_Directive:_ Retype the listing below line for line, but only from the line with "Rebuild this chart" down to the line with "from matplotlib.patches import Rectangle", inclusive. Pictures stay out.

_Task material:_

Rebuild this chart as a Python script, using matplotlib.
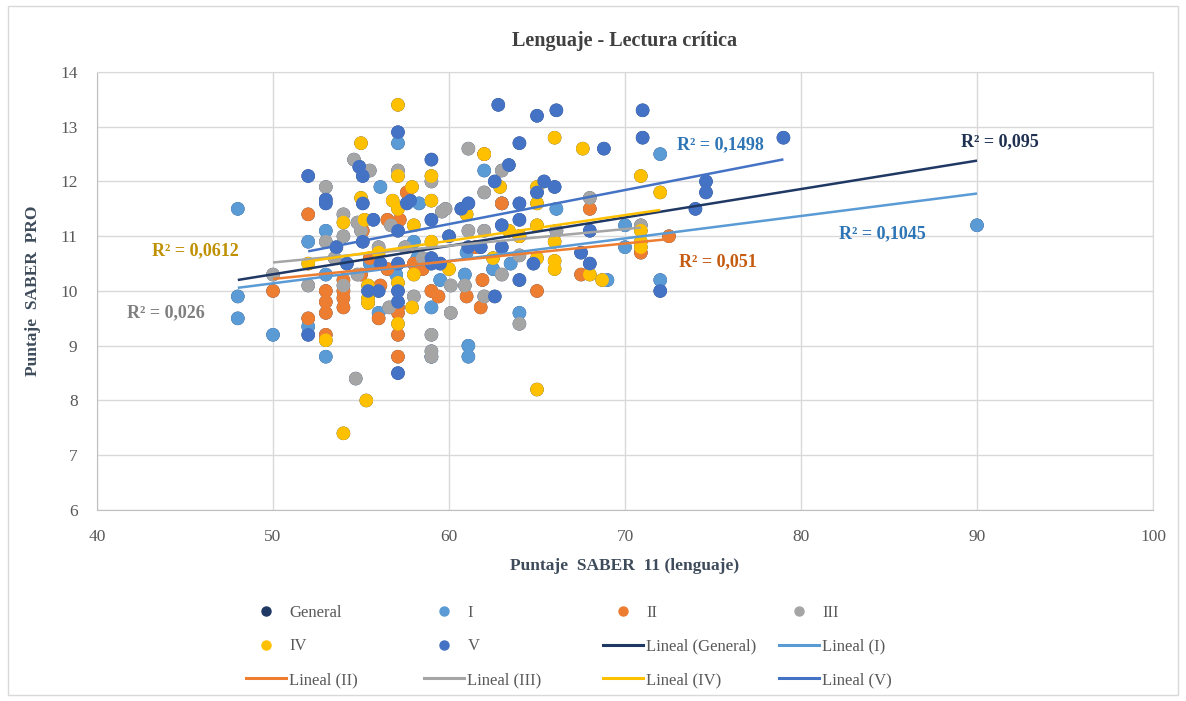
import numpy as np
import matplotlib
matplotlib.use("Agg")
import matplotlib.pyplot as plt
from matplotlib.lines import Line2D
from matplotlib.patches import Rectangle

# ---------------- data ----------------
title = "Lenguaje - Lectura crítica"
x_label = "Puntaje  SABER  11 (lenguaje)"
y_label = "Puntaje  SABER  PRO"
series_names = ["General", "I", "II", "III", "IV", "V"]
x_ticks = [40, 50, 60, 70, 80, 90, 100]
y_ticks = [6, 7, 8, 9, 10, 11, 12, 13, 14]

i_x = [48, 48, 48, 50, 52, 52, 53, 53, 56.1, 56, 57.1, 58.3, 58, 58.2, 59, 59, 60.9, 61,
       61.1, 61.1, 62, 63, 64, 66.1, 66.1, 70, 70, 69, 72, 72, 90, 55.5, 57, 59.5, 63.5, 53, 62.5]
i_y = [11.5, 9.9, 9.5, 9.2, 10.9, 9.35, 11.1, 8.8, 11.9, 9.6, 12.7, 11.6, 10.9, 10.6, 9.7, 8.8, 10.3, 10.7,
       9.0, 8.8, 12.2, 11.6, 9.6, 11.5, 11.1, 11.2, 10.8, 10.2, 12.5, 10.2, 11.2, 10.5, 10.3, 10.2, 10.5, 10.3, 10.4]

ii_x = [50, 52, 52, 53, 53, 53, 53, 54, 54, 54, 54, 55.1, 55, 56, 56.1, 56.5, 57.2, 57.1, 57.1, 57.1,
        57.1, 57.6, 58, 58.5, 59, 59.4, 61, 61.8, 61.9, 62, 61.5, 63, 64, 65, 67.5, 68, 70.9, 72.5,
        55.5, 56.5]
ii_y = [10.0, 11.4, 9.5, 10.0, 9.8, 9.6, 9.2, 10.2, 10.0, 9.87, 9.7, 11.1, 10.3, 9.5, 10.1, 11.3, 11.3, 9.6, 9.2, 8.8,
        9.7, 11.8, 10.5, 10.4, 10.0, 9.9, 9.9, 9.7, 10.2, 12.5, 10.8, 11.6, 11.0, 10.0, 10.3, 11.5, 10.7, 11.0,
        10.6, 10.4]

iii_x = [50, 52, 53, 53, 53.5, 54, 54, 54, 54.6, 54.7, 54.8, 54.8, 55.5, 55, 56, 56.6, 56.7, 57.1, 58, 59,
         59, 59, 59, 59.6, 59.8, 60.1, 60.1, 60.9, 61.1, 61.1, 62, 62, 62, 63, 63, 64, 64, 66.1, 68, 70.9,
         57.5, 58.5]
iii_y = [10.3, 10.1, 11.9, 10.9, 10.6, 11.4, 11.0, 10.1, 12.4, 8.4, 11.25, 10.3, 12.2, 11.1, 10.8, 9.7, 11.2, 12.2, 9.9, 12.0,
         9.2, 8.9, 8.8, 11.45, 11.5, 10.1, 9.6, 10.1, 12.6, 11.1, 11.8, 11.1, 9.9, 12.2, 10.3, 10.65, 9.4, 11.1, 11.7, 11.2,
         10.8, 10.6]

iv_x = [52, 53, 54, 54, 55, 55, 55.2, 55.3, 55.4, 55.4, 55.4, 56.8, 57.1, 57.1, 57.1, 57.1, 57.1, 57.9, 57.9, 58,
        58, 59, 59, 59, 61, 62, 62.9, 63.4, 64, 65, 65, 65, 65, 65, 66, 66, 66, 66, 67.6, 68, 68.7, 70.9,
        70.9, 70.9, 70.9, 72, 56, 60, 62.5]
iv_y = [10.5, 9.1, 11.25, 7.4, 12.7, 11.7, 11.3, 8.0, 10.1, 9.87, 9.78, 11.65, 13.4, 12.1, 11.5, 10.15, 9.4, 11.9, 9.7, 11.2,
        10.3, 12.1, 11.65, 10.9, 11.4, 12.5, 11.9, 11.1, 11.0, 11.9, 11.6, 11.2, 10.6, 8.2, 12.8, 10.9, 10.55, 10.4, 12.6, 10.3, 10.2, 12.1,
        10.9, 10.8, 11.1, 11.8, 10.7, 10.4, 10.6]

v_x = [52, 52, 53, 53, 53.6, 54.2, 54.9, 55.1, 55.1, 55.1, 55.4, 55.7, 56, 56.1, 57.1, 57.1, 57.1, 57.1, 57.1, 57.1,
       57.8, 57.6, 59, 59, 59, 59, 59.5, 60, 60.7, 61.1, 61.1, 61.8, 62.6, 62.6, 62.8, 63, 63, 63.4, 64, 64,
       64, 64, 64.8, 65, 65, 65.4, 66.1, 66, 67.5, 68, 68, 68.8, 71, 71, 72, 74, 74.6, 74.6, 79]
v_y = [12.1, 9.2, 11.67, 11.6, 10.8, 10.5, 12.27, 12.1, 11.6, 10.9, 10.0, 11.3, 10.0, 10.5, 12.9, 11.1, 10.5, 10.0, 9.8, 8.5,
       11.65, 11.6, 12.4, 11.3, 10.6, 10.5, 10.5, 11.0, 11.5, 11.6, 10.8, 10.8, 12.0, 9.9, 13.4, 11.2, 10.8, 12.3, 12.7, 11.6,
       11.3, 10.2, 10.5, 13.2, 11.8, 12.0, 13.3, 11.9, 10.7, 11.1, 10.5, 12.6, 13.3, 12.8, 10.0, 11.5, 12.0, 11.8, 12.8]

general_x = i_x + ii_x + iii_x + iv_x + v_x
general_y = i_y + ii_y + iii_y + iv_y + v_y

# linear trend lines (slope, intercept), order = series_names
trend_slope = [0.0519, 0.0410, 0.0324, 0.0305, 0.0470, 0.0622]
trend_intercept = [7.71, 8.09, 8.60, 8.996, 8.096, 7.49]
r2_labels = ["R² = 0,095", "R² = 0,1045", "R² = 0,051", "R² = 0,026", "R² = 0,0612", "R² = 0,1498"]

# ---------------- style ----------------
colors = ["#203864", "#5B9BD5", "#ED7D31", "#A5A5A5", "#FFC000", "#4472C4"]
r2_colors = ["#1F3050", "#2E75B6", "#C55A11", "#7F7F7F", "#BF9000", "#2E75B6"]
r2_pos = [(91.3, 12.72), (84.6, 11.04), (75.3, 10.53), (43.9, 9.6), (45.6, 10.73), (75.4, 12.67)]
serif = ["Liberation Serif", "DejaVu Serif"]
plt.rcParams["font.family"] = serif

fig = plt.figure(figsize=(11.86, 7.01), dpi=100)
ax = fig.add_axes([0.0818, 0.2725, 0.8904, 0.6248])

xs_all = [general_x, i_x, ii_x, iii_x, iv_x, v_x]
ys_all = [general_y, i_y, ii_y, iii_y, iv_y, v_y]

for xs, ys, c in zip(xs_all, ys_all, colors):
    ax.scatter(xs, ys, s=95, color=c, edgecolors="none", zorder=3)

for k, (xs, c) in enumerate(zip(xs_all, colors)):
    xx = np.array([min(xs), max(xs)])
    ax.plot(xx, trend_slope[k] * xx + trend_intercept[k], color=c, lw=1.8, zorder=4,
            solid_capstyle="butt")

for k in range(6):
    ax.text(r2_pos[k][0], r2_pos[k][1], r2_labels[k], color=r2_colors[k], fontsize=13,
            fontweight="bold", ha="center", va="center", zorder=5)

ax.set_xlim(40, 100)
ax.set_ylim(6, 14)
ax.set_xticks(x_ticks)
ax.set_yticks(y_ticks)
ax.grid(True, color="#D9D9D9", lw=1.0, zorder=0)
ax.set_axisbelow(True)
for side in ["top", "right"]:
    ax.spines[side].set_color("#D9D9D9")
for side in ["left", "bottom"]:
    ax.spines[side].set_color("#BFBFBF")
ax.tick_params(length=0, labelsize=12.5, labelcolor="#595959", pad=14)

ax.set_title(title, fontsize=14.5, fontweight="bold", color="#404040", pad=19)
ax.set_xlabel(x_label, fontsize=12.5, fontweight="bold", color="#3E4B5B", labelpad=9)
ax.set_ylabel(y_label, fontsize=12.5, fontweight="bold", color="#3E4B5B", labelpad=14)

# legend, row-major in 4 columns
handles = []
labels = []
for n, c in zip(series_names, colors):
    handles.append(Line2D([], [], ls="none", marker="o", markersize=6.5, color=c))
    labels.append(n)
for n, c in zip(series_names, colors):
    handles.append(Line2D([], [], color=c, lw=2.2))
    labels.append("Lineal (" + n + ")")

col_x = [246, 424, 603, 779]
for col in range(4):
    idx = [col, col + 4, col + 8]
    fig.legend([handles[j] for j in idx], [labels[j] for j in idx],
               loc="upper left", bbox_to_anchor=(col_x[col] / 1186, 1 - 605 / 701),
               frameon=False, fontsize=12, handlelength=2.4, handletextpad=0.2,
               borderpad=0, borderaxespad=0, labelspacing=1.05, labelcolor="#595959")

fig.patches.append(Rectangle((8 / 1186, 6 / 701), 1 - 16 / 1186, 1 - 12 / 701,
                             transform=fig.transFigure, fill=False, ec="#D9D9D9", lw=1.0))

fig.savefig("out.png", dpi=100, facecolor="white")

==

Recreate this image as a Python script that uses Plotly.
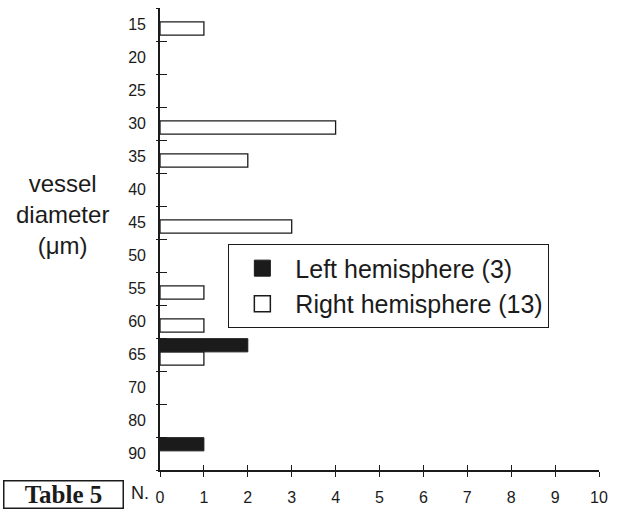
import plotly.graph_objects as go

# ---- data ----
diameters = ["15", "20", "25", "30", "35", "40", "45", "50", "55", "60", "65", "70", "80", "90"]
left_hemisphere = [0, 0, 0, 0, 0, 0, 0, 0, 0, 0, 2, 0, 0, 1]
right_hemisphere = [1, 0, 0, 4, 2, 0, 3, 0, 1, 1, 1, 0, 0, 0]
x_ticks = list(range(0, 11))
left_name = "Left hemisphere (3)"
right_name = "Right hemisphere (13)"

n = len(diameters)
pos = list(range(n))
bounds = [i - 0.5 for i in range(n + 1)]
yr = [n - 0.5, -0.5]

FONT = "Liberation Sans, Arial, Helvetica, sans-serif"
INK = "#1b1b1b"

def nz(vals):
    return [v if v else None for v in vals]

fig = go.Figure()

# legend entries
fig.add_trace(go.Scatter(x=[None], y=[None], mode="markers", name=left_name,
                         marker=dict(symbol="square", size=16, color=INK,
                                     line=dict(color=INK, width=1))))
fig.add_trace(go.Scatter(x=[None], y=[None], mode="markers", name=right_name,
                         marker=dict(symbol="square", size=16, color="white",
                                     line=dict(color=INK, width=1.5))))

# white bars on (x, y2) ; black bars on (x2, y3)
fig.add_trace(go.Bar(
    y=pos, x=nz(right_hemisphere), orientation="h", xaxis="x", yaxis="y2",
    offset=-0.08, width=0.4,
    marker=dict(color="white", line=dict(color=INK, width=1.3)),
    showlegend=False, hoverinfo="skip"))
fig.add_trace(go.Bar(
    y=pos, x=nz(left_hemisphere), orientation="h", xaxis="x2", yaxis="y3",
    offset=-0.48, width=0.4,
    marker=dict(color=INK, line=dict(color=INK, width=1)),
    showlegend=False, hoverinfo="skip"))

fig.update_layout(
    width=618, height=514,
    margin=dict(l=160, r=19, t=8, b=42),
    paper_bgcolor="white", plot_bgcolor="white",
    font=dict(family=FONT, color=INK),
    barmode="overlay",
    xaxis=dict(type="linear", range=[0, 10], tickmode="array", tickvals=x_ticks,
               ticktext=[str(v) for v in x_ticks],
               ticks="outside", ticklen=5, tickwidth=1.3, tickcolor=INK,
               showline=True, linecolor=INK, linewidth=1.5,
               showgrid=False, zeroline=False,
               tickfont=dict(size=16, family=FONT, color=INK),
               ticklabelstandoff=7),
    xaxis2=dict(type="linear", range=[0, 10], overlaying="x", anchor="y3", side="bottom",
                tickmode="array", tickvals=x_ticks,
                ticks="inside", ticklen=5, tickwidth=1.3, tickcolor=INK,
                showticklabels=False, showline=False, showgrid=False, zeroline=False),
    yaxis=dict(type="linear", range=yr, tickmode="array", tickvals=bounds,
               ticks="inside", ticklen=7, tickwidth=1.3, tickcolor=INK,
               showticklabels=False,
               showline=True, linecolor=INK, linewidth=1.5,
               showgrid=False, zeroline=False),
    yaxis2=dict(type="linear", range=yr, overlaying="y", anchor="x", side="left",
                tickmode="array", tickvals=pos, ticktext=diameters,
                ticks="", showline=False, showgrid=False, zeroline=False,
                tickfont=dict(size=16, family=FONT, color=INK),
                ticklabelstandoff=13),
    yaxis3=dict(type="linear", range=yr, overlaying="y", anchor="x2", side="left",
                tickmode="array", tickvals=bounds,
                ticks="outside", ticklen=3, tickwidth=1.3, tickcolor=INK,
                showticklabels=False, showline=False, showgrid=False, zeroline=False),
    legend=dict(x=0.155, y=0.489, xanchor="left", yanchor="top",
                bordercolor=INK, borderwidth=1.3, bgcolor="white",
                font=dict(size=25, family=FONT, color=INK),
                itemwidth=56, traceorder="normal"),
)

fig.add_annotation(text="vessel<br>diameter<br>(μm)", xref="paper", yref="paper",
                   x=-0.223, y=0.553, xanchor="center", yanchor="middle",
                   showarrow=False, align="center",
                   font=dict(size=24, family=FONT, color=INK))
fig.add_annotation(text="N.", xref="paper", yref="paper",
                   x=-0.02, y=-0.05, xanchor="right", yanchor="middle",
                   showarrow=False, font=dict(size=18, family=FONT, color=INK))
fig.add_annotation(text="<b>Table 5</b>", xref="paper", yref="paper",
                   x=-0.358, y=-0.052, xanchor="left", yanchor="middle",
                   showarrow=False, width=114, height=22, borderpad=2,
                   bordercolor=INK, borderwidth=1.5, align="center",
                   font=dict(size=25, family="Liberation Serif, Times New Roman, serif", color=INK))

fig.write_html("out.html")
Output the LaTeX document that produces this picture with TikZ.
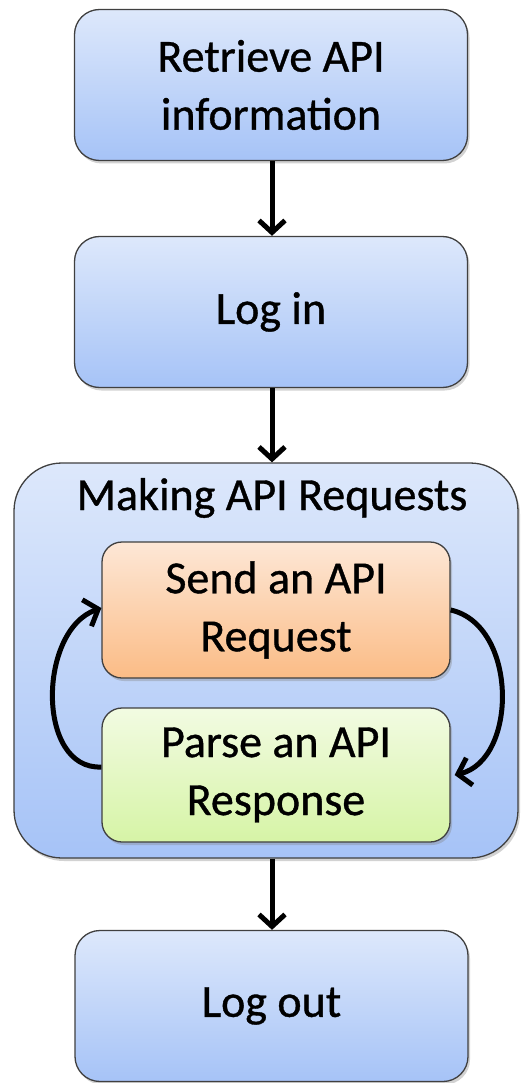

_The reply:_
Rebuild this chart as a Python script, using matplotlib.
import numpy as np
import matplotlib
matplotlib.use("Agg")
import matplotlib.pyplot as plt
from matplotlib.lines import Line2D
from matplotlib.patches import Rectangle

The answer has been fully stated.